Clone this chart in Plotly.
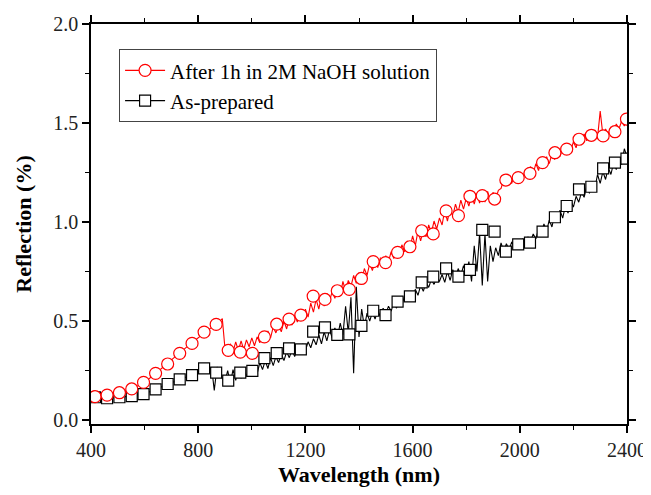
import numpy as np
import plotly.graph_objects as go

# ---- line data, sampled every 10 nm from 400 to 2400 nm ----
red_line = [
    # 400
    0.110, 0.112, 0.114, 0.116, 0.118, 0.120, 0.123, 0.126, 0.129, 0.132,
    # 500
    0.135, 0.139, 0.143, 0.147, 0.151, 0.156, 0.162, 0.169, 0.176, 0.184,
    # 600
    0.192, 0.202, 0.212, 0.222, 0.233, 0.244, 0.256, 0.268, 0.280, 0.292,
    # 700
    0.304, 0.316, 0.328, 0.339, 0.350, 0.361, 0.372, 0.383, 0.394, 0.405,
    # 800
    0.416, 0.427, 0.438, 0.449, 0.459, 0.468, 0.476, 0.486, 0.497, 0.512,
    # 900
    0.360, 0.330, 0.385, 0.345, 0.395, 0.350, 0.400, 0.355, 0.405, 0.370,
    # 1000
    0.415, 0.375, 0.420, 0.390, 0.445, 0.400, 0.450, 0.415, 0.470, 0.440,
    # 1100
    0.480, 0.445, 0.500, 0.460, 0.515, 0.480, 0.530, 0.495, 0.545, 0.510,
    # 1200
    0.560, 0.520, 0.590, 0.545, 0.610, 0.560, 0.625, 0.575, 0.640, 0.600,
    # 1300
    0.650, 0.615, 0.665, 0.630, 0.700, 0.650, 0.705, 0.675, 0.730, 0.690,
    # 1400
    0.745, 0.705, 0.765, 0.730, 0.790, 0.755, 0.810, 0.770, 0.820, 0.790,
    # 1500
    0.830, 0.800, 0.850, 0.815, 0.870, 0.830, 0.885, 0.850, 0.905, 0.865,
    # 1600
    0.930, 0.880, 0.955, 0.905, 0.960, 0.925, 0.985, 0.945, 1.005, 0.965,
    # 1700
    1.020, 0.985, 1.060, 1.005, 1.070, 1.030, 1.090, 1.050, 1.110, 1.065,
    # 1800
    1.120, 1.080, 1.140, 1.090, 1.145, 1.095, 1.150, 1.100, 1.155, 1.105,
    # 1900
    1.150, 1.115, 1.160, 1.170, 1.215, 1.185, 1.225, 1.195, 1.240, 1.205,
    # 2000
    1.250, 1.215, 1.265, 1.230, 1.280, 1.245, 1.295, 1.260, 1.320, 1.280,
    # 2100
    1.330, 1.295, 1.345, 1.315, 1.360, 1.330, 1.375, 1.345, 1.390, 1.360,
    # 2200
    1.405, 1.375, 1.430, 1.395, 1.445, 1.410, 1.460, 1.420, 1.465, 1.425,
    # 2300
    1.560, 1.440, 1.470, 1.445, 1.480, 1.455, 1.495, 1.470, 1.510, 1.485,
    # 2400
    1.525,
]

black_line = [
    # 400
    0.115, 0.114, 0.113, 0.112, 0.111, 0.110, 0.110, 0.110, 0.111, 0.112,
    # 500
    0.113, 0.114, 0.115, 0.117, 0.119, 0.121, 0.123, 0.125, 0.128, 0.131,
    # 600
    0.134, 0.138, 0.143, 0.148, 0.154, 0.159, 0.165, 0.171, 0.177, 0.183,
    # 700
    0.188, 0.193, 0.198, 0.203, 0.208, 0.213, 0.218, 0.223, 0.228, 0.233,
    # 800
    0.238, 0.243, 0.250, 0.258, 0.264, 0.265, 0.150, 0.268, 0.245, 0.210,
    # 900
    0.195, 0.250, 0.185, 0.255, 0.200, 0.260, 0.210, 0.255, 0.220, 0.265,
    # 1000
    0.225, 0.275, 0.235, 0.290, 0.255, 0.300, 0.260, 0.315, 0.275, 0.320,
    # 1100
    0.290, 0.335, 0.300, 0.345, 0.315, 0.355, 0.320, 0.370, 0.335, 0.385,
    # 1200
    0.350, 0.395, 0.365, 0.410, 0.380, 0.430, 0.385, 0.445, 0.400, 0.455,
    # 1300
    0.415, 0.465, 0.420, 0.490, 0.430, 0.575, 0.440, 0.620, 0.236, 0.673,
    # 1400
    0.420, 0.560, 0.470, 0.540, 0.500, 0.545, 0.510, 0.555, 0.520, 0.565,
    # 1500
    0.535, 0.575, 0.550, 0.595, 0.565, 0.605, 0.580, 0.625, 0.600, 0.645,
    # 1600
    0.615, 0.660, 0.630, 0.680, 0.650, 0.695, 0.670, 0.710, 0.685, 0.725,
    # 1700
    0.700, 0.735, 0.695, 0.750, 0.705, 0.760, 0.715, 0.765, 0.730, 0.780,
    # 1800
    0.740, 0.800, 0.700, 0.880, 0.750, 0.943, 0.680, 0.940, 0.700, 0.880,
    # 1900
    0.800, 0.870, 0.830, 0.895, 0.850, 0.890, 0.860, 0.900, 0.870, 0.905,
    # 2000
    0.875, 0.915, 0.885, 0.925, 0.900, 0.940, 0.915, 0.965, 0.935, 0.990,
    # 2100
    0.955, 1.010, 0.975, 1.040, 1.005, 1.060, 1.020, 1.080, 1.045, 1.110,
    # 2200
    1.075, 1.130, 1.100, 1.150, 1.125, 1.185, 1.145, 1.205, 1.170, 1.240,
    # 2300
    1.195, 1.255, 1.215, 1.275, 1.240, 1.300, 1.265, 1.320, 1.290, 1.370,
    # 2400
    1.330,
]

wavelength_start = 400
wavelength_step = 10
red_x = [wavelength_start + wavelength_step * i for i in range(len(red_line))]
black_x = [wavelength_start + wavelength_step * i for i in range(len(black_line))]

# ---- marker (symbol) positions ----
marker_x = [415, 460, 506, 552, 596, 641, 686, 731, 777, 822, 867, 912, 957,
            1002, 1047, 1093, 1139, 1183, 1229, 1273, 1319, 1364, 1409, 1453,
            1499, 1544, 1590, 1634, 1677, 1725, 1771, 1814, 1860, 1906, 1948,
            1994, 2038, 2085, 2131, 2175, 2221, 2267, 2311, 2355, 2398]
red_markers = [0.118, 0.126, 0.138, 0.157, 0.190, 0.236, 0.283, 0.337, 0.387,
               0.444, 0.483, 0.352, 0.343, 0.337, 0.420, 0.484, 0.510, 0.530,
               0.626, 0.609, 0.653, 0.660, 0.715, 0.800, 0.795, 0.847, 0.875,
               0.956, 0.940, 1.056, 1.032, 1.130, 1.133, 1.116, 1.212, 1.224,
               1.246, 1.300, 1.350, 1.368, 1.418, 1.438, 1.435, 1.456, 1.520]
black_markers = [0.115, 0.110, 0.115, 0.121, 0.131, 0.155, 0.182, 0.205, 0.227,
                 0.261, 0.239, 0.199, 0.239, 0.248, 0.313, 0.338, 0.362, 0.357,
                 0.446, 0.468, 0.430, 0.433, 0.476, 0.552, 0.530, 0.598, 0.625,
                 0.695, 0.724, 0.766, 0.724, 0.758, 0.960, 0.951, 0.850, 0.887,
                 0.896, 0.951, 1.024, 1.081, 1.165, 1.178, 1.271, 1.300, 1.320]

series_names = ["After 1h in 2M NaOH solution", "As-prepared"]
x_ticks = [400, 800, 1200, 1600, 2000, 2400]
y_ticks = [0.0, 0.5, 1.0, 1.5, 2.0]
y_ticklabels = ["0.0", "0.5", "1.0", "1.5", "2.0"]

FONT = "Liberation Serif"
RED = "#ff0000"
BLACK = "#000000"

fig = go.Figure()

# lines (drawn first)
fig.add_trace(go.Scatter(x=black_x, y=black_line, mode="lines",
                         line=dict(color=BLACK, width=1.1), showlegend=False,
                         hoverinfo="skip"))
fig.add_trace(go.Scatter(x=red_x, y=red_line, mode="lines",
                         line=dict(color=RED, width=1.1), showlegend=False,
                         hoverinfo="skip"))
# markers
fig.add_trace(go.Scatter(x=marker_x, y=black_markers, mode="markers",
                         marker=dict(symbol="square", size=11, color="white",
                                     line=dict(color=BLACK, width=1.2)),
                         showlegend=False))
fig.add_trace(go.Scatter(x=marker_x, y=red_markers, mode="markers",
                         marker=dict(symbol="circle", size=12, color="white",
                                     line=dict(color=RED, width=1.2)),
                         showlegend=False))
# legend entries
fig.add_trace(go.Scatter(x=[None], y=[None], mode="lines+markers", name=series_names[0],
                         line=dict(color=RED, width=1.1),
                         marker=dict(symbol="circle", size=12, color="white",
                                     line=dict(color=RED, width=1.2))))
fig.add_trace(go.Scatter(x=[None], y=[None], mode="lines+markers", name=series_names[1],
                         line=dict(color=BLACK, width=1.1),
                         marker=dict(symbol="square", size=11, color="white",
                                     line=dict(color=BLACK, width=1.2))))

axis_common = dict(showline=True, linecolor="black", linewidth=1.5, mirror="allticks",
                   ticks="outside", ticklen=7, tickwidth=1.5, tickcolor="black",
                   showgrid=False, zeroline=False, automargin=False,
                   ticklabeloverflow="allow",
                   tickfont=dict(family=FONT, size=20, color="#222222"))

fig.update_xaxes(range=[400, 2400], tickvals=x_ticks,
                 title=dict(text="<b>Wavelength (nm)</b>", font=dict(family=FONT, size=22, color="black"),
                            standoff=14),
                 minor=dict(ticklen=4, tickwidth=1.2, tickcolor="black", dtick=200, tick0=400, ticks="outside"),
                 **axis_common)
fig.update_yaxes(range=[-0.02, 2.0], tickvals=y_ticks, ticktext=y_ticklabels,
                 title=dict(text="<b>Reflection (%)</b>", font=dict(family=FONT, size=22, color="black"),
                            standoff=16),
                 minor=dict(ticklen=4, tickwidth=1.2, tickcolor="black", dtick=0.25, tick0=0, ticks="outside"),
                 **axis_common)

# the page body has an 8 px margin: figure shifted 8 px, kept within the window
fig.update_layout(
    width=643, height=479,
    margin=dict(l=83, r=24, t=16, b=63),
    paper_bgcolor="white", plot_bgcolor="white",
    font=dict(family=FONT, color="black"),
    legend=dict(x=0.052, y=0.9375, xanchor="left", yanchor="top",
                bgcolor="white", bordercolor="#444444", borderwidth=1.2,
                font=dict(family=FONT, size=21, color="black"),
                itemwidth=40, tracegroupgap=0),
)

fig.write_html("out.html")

Work to complete: Write out, word for word, the lines from the start of the data through the one holding "import plotly.graph_objects as go". Omit pictures.

Final answer:
Clone this chart in Plotly.
import numpy as np
import plotly.graph_objects as go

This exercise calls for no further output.